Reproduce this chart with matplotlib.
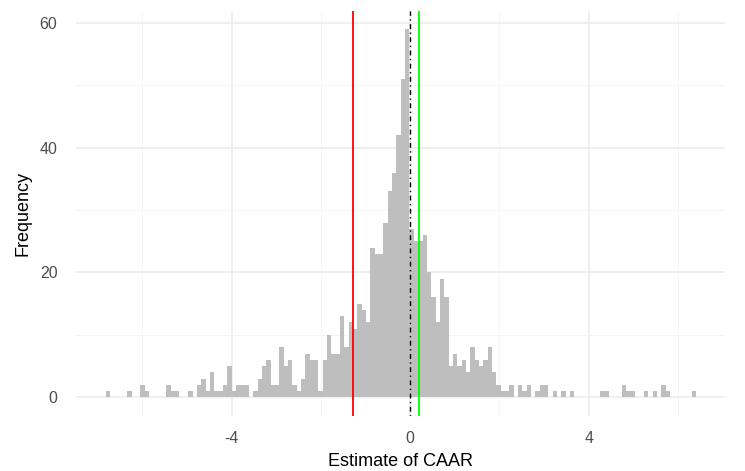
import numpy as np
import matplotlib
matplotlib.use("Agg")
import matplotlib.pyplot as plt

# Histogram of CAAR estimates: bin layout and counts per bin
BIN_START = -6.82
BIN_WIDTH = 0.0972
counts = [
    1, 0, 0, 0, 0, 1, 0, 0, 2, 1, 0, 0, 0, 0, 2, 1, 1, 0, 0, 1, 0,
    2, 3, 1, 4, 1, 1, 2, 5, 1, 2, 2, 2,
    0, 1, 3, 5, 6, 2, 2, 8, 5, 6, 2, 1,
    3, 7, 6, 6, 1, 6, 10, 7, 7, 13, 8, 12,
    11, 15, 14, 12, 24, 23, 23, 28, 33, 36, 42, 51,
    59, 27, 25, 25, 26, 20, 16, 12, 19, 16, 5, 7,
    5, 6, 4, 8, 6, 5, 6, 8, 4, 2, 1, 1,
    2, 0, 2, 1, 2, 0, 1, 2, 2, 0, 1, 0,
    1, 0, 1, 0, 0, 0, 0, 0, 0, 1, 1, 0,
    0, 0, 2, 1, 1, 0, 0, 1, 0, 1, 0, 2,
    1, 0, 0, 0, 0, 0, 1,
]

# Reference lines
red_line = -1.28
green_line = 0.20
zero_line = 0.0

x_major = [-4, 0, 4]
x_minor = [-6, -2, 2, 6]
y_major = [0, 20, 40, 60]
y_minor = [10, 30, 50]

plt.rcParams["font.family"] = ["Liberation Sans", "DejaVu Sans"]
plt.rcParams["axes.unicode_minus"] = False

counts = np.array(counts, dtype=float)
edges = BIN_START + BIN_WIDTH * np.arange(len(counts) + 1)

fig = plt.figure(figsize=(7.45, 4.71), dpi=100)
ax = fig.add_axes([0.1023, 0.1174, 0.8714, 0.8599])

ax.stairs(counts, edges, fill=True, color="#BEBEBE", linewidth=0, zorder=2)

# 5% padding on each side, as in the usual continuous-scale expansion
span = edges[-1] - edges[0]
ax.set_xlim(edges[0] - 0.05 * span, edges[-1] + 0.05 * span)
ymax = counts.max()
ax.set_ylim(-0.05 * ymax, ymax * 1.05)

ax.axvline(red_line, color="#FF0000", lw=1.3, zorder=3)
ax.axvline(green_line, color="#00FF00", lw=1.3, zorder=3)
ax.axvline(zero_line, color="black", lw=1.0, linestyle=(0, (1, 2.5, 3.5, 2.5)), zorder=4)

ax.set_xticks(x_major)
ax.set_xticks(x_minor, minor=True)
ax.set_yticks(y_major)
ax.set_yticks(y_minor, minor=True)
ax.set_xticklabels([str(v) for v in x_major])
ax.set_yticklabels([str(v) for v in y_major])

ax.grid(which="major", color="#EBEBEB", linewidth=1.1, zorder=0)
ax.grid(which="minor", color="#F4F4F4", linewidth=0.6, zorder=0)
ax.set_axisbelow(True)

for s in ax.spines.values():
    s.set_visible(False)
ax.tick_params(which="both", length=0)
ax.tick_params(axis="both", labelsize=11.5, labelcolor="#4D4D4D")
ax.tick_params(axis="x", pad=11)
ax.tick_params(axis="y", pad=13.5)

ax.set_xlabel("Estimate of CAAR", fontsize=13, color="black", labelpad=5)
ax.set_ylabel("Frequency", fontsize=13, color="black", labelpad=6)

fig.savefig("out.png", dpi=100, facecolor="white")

○ ○ ○

EXERCISE DETAILS » Write out exactly the lines between the start of the data and the line with "import matplotlib.pyplot as plt", including both, but none of the pictures.

OUTPUT FOR THIS TASK »
Reproduce this chart with matplotlib.
import numpy as np
import matplotlib
matplotlib.use("Agg")
import matplotlib.pyplot as plt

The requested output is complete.